# Set problem
Reproduce the lines of the material exactly, excluding every image.

# Data excerpt
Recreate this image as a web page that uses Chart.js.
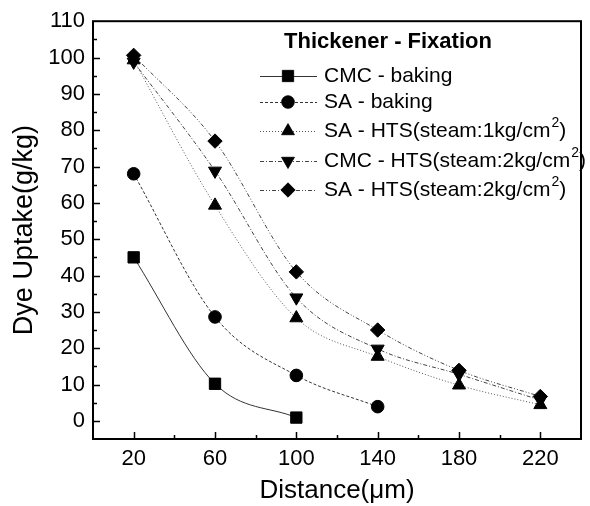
<!DOCTYPE html>
<html>
<head>
<meta charset="utf-8">
<script src="https://cdn.jsdelivr.net/npm/chart.js@4.4.0/dist/chart.umd.min.js"></script>
<style>
  html, body { margin: 0; padding: 0; background: #fff; }
  #wrap { width: 590px; height: 506px; }
</style>
</head>
<body>
<div id="wrap"><canvas id="chartCanvas" width="590" height="506"></canvas></div>
<script>
// data
const distances = [20, 60, 100, 140, 180, 220];
const cmcBaking = [45, 10.2, 0.9];
const saBaking = [68, 28.6, 12.5, 3.9];
const saHts1 = [99.3, 59.3, 28.3, 17.7, 9.8, 4.4];
const cmcHts2 = [98.8, 68.8, 33.9, 19.8, 12.8, 5.7];
const saHts2 = [100.6, 77, 41, 25, 13.9, 6.7];

const seriesNames = [
    ['CMC - baking', ''],
    ['SA - baking', ''],
    ['SA - HTS(steam:1kg/cm', '2', ')'],
    ['CMC - HTS(steam:2kg/cm', '2', ')'],
    ['SA - HTS(steam:2kg/cm', '2', ')']
];
const legendTitle = 'Thickener - Fixation';

const FONT = '"Liberation Sans", Arial, sans-serif';
const INK = '#000';

function toPoints(values) {
    return values.map((v, i) => ({ x: distances[i], y: v }));
}

function makeSet(label, values, style, dash, radius, rotation, color) {
    return {
        label: label,
        data: toPoints(values),
        borderColor: color,
        borderWidth: 1,
        borderDash: dash,
        backgroundColor: INK,
        pointBackgroundColor: INK,
        pointBorderColor: INK,
        pointBorderWidth: 1,
        pointStyle: style,
        pointRadius: radius,
        pointRotation: rotation,
        cubicInterpolationMode: 'monotone',
        fill: false
    };
}

const datasets = [
    makeSet(seriesNames[0][0], cmcBaking, 'rect', [], 8, 0, '#333'),
    makeSet(seriesNames[1][0], saBaking, 'circle', [3, 2], 6.3, 0, '#333'),
    makeSet(seriesNames[2][0], saHts1, 'triangle', [1, 2], 7.5, 0, '#555'),
    makeSet(seriesNames[3][0], cmcHts2, 'triangle', [4, 2, 1, 2], 7.5, 180, '#444'),
    makeSet(seriesNames[4][0], saHts2, 'rectRot', [4, 2, 1, 2, 1, 2], 7.2, 0, '#444')
];

// inward ticks + frame
const framePlugin = {
    id: 'frame',
    afterDatasetsDraw(chart) {
        const ctx = chart.ctx;
        const a = chart.chartArea;
        const xs = chart.scales.x;
        const ys = chart.scales.y;
        ctx.save();
        ctx.strokeStyle = INK;
        ctx.lineWidth = 1.5;
        ctx.beginPath();
        for (let v = 20; v < 240; v += 20) {
            const px = Math.round(xs.getPixelForValue(v)) + 0.5;
            const len = ((v - 20) % 40 === 0) ? 7 : 4;
            ctx.moveTo(px, a.bottom);
            ctx.lineTo(px, a.bottom - len);
        }
        for (let v = 0; v < 110; v += 5) {
            const py = Math.round(ys.getPixelForValue(v)) + 0.5;
            const len = (v % 10 === 0) ? 7 : 4;
            ctx.moveTo(a.left, py);
            ctx.lineTo(a.left + len, py);
        }
        ctx.stroke();
        ctx.lineWidth = 2;
        ctx.strokeRect(a.left, a.top, a.right - a.left, a.bottom - a.top);
        ctx.restore();
    }
};

// legend inside the plot, with superscripts
const legendPlugin = {
    id: 'insideLegend',
    afterDraw(chart) {
        const ctx = chart.ctx;
        const rows = [76, 102, 131, 161, 190];
        ctx.save();
        ctx.fillStyle = INK;
        ctx.textBaseline = 'middle';
        ctx.font = 'bold 22px ' + FONT;
        ctx.textAlign = 'center';
        ctx.fillText(legendTitle, 388, 42);
        ctx.textAlign = 'left';
        chart.data.datasets.forEach((ds, i) => {
            const y = rows[i];
            ctx.strokeStyle = ds.borderColor;
            ctx.lineWidth = 1;
            ctx.setLineDash(ds.borderDash);
            ctx.beginPath();
            ctx.moveTo(260, y + 0.5);
            ctx.lineTo(317, y + 0.5);
            ctx.stroke();
            ctx.setLineDash([]);
            Chart.helpers.drawPoint(ctx, {
                pointStyle: ds.pointStyle,
                radius: ds.pointRadius,
                rotation: ds.pointRotation,
                borderWidth: 1
            }, 288, y);
            ctx.fillStyle = INK;
            ctx.fill();
            const parts = seriesNames[i];
            let x = 324;
            ctx.font = '21px ' + FONT;
            ctx.fillText(parts[0], x, y);
            x += ctx.measureText(parts[0]).width;
            if (parts[1]) {
                ctx.font = '14px ' + FONT;
                ctx.fillText(parts[1], x + 1, y - 8);
                x += ctx.measureText(parts[1]).width + 1;
                ctx.font = '21px ' + FONT;
                ctx.fillText(parts[2], x, y);
            }
        });
        ctx.restore();
    }
};

new Chart(document.getElementById('chartCanvas'), {
    type: 'line',
    data: { datasets: datasets },
    options: {
        responsive: false,
        animation: false,
        layout: { padding: { top: 17, right: 2, left: 0, bottom: 0 } },
        plugins: {
            legend: { display: false },
            tooltip: { enabled: false }
        },
        scales: {
            x: {
                type: 'linear',
                min: 0,
                max: 240,
                grid: { display: false, drawTicks: false },
                border: { display: false },
                afterFit(scale) { scale.height = 67; },
                ticks: {
                    stepSize: 20,
                    autoSkip: false,
                    maxRotation: 0,
                    padding: 7,
                    color: INK,
                    font: { family: FONT, size: 22 },
                    callback: (v) => ((v - 20) % 40 === 0 ? String(v) : '')
                },
                title: {
                    display: true,
                    text: 'Distance(μm)',
                    color: INK,
                    font: { family: FONT, size: 26 },
                    padding: { top: 0, bottom: 0 }
                }
            },
            y: {
                min: -5,
                max: 110,
                grid: { display: false, drawTicks: false },
                border: { display: false },
                afterFit(scale) { scale.width = 93; },
                ticks: {
                    stepSize: 5,
                    autoSkip: false,
                    padding: 8,
                    color: INK,
                    font: { family: FONT, size: 22 },
                    callback: (v) => (v >= 0 && v % 10 === 0 ? String(v) : '')
                },
                title: {
                    display: true,
                    text: 'Dye Uptake(g/kg)',
                    color: INK,
                    font: { family: FONT, size: 27 },
                    padding: { top: 8, bottom: 0 }
                }
            }
        }
    },
    plugins: [framePlugin, legendPlugin]
});
</script>
</body>
</html>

# Problem solution
Recreate this image as a web page that uses Chart.js.
<!DOCTYPE html>
<html>
<head>
<meta charset="utf-8">
<script src="https://cdn.jsdelivr.net/npm/chart.js@4.4.0/dist/chart.umd.min.js"></script>
<style>
  html, body { margin: 0; padding: 0; background: #fff; }
  #wrap { width: 590px; height: 506px; }
</style>
</head>
<body>
<div id="wrap"><canvas id="chartCanvas" width="590" height="506"></canvas></div>
<script>
// data
const distances = [20, 60, 100, 140, 180, 220];
const cmcBaking = [45, 10.2, 0.9];
const saBaking = [68, 28.6, 12.5, 3.9];
const saHts1 = [99.3, 59.3, 28.3, 17.7, 9.8, 4.4];
const cmcHts2 = [98.8, 68.8, 33.9, 19.8, 12.8, 5.7];
const saHts2 = [100.6, 77, 41, 25, 13.9, 6.7];

const seriesNames = [
    ['CMC - baking', ''],
    ['SA - baking', ''],
    ['SA - HTS(steam:1kg/cm', '2', ')'],
    ['CMC - HTS(steam:2kg/cm', '2', ')'],
    ['SA - HTS(steam:2kg/cm', '2', ')']
];
const legendTitle = 'Thickener - Fixation';

const FONT = '"Liberation Sans", Arial, sans-serif';
const INK = '#000';

function toPoints(values) {
    return values.map((v, i) => ({ x: distances[i], y: v }));
}

function makeSet(label, values, style, dash, radius, rotation, color) {
    return {
        label: label,
        data: toPoints(values),
        borderColor: color,
        borderWidth: 1,
        borderDash: dash,
        backgroundColor: INK,
        pointBackgroundColor: INK,
        pointBorderColor: INK,
        pointBorderWidth: 1,
        pointStyle: style,
        pointRadius: radius,
        pointRotation: rotation,
        cubicInterpolationMode: 'monotone',
        fill: false
    };
}

const datasets = [
    makeSet(seriesNames[0][0], cmcBaking, 'rect', [], 8, 0, '#333'),
    makeSet(seriesNames[1][0], saBaking, 'circle', [3, 2], 6.3, 0, '#333'),
    makeSet(seriesNames[2][0], saHts1, 'triangle', [1, 2], 7.5, 0, '#555'),
    makeSet(seriesNames[3][0], cmcHts2, 'triangle', [4, 2, 1, 2], 7.5, 180, '#444'),
    makeSet(seriesNames[4][0], saHts2, 'rectRot', [4, 2, 1, 2, 1, 2], 7.2, 0, '#444')
];

// inward ticks + frame
const framePlugin = {
    id: 'frame',
    afterDatasetsDraw(chart) {
        const ctx = chart.ctx;
        const a = chart.chartArea;
        const xs = chart.scales.x;
        const ys = chart.scales.y;
        ctx.save();
        ctx.strokeStyle = INK;
        ctx.lineWidth = 1.5;
        ctx.beginPath();
        for (let v = 20; v < 240; v += 20) {
            const px = Math.round(xs.getPixelForValue(v)) + 0.5;
            const len = ((v - 20) % 40 === 0) ? 7 : 4;
            ctx.moveTo(px, a.bottom);
            ctx.lineTo(px, a.bottom - len);
        }
        for (let v = 0; v < 110; v += 5) {
            const py = Math.round(ys.getPixelForValue(v)) + 0.5;
            const len = (v % 10 === 0) ? 7 : 4;
            ctx.moveTo(a.left, py);
            ctx.lineTo(a.left + len, py);
        }
        ctx.stroke();
        ctx.lineWidth = 2;
        ctx.strokeRect(a.left, a.top, a.right - a.left, a.bottom - a.top);
        ctx.restore();
    }
};

// legend inside the plot, with superscripts
const legendPlugin = {
    id: 'insideLegend',
    afterDraw(chart) {
        const ctx = chart.ctx;
        const rows = [76, 102, 131, 161, 190];
        ctx.save();
        ctx.fillStyle = INK;
        ctx.textBaseline = 'middle';
        ctx.font = 'bold 22px ' + FONT;
        ctx.textAlign = 'center';
        ctx.fillText(legendTitle, 388, 42);
        ctx.textAlign = 'left';
        chart.data.datasets.forEach((ds, i) => {
            const y = rows[i];
            ctx.strokeStyle = ds.borderColor;
            ctx.lineWidth = 1;
            ctx.setLineDash(ds.borderDash);
            ctx.beginPath();
            ctx.moveTo(260, y + 0.5);
            ctx.lineTo(317, y + 0.5);
            ctx.stroke();
            ctx.setLineDash([]);
            Chart.helpers.drawPoint(ctx, {
                pointStyle: ds.pointStyle,
                radius: ds.pointRadius,
                rotation: ds.pointRotation,
                borderWidth: 1
            }, 288, y);
            ctx.fillStyle = INK;
            ctx.fill();
            const parts = seriesNames[i];
            let x = 324;
            ctx.font = '21px ' + FONT;
            ctx.fillText(parts[0], x, y);
            x += ctx.measureText(parts[0]).width;
            if (parts[1]) {
                ctx.font = '14px ' + FONT;
                ctx.fillText(parts[1], x + 1, y - 8);
                x += ctx.measureText(parts[1]).width + 1;
                ctx.font = '21px ' + FONT;
                ctx.fillText(parts[2], x, y);
            }
        });
        ctx.restore();
    }
};

new Chart(document.getElementById('chartCanvas'), {
    type: 'line',
    data: { datasets: datasets },
    options: {
        responsive: false,
        animation: false,
        layout: { padding: { top: 17, right: 2, left: 0, bottom: 0 } },
        plugins: {
            legend: { display: false },
            tooltip: { enabled: false }
        },
        scales: {
            x: {
                type: 'linear',
                min: 0,
                max: 240,
                grid: { display: false, drawTicks: false },
                border: { display: false },
                afterFit(scale) { scale.height = 67; },
                ticks: {
                    stepSize: 20,
                    autoSkip: false,
                    maxRotation: 0,
                    padding: 7,
                    color: INK,
                    font: { family: FONT, size: 22 },
                    callback: (v) => ((v - 20) % 40 === 0 ? String(v) : '')
                },
                title: {
                    display: true,
                    text: 'Distance(μm)',
                    color: INK,
                    font: { family: FONT, size: 26 },
                    padding: { top: 0, bottom: 0 }
                }
            },
            y: {
                min: -5,
                max: 110,
                grid: { display: false, drawTicks: false },
                border: { display: false },
                afterFit(scale) { scale.width = 93; },
                ticks: {
                    stepSize: 5,
                    autoSkip: false,
                    padding: 8,
                    color: INK,
                    font: { family: FONT, size: 22 },
                    callback: (v) => (v >= 0 && v % 10 === 0 ? String(v) : '')
                },
                title: {
                    display: true,
                    text: 'Dye Uptake(g/kg)',
                    color: INK,
                    font: { family: FONT, size: 27 },
                    padding: { top: 8, bottom: 0 }
                }
            }
        }
    },
    plugins: [framePlugin, legendPlugin]
});
</script>
</body>
</html>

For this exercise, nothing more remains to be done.